Revised Rule on Expert Witness Fees

The North Carolina Industrial Commission (IC) has been busy over the past several months rewriting and readopting ALL of their workers’ compensation rules in accordance with a 2011 General Assembly directive. The North Carolina Medical Society (NCMS) assisted the IC with this work, and was well-positioned to recommend changes that would improve the system for physicians who care for sick and injured workers. We are pleased that the IC followed many of our recommendations.

To help our members understand the updated rules and how the changes may impact their practices, we’ll be highlighting one new or revised rule each week in the Bulletin. This week we’d like to discuss the revised rule on expert witness fees.
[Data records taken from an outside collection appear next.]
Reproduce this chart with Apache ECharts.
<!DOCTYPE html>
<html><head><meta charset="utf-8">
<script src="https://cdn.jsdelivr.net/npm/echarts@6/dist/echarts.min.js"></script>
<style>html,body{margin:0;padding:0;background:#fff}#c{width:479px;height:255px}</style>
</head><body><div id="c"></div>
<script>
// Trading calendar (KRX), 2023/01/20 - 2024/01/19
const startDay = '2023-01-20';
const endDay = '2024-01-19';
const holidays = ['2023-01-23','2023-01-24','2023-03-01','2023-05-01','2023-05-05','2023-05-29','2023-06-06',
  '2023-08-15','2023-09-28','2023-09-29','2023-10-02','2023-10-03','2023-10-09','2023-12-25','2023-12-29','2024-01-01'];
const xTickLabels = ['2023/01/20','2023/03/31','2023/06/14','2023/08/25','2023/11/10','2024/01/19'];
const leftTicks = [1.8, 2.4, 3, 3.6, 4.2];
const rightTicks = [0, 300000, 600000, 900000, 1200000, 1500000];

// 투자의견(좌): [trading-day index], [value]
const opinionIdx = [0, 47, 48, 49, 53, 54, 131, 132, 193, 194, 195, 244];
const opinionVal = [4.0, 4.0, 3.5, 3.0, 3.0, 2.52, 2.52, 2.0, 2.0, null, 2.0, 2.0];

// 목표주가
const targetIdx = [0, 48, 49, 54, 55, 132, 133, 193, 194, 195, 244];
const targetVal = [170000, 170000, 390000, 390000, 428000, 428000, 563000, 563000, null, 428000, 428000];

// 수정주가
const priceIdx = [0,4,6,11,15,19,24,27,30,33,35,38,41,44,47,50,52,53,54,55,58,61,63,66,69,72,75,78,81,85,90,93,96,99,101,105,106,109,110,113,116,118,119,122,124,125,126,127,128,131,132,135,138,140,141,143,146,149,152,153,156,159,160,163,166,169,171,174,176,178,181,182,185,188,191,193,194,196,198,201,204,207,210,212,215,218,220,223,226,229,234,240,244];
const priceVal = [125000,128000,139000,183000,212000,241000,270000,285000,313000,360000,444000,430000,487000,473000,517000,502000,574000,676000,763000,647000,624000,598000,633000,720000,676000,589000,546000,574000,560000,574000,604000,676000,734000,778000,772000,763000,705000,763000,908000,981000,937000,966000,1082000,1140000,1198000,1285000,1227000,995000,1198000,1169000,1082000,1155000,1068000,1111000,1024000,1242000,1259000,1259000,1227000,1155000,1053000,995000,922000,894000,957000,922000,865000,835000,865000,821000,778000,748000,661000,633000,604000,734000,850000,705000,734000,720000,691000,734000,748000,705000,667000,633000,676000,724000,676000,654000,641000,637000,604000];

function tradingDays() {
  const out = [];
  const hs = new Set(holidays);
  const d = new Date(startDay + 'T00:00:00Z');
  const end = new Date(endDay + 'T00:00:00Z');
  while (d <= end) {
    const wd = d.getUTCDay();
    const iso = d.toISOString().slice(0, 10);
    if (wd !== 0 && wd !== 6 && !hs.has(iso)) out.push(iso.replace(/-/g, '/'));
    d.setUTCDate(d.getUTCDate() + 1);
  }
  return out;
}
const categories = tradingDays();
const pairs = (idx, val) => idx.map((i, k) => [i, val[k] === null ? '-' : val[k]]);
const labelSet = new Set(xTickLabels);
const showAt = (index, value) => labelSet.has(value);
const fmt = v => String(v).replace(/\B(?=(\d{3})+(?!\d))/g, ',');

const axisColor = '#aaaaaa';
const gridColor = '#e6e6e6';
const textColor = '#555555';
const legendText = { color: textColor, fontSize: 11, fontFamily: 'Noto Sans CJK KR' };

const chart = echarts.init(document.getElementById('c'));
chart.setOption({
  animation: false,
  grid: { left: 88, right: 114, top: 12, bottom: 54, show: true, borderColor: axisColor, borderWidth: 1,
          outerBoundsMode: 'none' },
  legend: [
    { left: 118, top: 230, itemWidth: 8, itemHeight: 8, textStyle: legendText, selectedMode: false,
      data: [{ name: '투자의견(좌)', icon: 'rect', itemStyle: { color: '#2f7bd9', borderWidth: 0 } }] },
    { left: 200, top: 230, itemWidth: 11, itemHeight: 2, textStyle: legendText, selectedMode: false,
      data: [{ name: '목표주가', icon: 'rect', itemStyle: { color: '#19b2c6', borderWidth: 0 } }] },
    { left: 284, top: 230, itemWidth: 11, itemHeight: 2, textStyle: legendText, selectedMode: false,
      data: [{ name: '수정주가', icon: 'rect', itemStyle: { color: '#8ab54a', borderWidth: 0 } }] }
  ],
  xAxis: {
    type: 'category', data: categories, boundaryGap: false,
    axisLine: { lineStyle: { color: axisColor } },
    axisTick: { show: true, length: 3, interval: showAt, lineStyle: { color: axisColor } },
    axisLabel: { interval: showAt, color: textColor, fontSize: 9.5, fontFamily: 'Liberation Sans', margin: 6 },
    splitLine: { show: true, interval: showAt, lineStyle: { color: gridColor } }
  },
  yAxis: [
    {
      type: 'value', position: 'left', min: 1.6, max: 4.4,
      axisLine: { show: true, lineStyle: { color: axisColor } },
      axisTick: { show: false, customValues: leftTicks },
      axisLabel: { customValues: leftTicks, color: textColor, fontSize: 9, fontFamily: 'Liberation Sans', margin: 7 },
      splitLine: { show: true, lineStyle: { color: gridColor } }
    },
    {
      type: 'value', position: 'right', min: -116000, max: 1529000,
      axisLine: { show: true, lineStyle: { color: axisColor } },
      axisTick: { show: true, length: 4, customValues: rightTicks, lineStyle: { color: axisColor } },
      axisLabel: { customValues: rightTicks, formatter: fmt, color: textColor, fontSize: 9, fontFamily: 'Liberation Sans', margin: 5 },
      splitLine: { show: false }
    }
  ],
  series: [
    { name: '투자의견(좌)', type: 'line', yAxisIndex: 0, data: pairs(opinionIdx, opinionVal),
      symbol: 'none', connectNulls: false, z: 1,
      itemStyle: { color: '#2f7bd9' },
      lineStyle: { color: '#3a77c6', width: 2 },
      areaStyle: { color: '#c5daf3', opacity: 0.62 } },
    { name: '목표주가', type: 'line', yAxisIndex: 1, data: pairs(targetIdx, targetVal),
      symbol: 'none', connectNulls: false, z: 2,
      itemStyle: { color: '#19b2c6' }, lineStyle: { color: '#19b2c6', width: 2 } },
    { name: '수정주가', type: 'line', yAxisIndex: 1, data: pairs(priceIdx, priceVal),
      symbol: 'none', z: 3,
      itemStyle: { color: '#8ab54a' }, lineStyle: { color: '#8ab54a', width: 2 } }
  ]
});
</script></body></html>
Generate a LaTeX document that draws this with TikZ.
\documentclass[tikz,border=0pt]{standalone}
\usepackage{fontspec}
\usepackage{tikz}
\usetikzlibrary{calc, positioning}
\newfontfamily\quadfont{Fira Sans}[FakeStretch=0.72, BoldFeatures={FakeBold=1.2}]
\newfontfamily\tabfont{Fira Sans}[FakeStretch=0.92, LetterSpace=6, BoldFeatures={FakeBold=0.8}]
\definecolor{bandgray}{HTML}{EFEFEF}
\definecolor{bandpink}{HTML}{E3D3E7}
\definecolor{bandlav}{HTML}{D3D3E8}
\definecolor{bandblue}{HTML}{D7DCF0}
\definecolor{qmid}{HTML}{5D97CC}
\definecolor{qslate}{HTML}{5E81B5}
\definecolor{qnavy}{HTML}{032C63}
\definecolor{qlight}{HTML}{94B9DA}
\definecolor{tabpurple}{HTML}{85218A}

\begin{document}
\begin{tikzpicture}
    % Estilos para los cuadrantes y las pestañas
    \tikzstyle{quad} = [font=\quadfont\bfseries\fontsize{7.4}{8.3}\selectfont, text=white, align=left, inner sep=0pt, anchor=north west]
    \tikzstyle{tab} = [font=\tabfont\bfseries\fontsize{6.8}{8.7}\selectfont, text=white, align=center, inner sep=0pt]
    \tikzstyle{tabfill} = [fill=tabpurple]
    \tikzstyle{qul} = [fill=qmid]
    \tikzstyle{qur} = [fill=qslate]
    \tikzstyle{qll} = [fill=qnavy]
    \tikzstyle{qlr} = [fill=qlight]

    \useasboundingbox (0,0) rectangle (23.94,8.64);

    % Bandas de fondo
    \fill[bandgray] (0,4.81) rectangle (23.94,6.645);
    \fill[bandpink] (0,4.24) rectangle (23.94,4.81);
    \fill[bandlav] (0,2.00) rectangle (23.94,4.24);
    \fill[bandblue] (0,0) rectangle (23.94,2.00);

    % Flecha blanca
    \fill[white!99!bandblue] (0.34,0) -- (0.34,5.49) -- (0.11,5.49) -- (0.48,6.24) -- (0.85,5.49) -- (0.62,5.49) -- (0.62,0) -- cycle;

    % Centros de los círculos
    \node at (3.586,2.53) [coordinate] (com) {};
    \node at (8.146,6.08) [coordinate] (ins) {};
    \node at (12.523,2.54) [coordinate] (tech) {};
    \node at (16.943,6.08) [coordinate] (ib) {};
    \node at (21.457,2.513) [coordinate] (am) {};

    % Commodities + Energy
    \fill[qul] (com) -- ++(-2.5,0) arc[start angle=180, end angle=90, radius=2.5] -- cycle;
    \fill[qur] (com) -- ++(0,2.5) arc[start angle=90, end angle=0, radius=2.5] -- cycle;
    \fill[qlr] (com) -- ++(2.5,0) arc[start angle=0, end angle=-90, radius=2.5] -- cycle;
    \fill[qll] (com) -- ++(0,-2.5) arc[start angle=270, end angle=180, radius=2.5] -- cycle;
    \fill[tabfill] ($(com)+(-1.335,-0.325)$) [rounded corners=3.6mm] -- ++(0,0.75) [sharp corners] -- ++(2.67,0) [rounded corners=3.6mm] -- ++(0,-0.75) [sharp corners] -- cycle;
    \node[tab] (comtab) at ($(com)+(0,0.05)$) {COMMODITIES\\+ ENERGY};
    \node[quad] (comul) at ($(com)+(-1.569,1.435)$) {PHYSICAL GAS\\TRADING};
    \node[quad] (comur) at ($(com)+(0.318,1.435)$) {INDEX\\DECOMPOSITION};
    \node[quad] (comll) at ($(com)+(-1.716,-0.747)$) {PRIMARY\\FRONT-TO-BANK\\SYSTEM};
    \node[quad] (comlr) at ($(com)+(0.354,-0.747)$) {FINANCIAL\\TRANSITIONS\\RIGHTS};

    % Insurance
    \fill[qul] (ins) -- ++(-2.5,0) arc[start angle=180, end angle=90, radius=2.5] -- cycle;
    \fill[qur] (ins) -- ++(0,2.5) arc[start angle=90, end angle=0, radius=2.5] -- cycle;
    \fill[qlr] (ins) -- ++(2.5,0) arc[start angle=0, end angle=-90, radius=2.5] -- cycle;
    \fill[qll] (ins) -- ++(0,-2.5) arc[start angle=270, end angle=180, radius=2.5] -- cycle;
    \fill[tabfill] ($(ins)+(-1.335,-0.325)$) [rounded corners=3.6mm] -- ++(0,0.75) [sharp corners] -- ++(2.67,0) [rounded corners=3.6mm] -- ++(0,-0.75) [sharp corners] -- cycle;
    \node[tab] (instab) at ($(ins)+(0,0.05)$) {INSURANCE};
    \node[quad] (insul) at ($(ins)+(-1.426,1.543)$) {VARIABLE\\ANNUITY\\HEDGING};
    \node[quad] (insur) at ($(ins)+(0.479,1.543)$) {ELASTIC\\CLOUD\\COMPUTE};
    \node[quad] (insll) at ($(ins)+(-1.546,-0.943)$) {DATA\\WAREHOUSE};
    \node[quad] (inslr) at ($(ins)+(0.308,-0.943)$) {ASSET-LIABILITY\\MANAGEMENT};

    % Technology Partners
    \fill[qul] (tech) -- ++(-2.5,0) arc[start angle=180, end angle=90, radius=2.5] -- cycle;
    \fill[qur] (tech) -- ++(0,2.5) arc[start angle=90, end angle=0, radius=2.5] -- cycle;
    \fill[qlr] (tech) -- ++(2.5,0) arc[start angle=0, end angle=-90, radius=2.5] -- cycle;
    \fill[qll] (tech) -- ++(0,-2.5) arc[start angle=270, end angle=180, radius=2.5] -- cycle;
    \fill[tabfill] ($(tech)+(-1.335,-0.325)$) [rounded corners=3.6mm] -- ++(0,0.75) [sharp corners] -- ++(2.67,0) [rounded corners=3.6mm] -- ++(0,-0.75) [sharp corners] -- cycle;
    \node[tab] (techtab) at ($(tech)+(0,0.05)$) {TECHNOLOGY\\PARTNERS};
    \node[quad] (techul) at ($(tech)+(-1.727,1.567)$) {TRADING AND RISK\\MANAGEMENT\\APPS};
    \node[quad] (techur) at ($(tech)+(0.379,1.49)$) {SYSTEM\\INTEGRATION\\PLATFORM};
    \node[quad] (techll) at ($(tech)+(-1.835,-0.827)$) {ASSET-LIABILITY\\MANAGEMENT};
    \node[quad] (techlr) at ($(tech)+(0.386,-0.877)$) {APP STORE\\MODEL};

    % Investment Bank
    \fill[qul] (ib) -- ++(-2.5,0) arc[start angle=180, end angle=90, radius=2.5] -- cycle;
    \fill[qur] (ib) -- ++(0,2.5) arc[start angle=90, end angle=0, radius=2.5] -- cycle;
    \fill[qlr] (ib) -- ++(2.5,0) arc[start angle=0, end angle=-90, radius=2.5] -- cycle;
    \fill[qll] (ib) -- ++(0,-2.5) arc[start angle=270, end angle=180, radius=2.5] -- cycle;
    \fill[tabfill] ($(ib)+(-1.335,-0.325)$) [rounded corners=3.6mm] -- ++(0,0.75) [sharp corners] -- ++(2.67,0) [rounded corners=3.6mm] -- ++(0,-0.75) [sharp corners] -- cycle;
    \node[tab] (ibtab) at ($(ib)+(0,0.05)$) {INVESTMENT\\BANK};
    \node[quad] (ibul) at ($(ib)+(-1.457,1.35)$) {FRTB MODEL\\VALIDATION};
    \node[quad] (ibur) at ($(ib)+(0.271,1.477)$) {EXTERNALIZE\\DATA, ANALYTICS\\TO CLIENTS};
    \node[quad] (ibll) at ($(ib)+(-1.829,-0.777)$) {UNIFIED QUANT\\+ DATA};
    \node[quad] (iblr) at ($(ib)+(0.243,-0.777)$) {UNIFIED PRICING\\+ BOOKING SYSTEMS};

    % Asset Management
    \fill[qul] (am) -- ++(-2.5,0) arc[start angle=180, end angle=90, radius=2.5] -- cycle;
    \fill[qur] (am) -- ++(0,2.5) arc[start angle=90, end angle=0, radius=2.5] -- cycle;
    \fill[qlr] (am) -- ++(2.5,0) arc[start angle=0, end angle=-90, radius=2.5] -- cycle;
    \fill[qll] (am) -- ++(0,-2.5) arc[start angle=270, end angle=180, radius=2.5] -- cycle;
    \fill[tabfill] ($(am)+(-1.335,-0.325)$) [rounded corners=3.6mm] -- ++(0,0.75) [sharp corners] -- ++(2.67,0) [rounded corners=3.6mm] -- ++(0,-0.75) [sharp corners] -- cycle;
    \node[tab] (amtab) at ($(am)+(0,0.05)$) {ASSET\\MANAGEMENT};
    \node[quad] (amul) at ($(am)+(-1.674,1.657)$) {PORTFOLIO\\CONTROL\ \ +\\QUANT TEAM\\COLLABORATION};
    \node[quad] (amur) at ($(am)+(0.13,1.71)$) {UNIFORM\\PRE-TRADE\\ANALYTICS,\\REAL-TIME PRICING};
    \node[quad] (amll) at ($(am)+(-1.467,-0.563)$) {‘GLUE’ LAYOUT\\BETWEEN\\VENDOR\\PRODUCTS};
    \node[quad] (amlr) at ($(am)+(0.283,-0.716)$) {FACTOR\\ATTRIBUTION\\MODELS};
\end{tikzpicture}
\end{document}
The Industrial Commission has adopted a new rule intended to pay physicians, who serve as expert witnesses in deposition for workers’ compensation cases, more quickly and accurately. 

When a physician-expert participates in a deposition, he/she is entitled to request an expert witness fee.  The request may account for preparation time and time spent in the actual deposition.  The IC reviews the request for reasonableness and has the authority to adjust the fee.  After approving the expert’s fee, the IC typically issues an order that the employer pay the fee.  This has not changed.

However, changes to Rule 613 now require defense counsel to submit to the IC the physician-expert’s fee request within ten (10) days of a deposition.  Once the IC approves the request, the fee must be paid to the expert within thirty (30) days.  Failure to pay within 30 days will result in a 10 percent charge to be added to the expert’s fee.  Previously there was no prompt pay requirement or penalty. 

Moreover, experts can now request fees when a deposition is cancelled within five (5) days of the originally scheduled date. 

The defense attorneys and business community objected strenuously to these provisions, but the Medical Society was there to ensure that these provisions were preserved and fully adopted.

NOTE: Even though the rule has been adopted, it is not expected to take effect until later in 2013.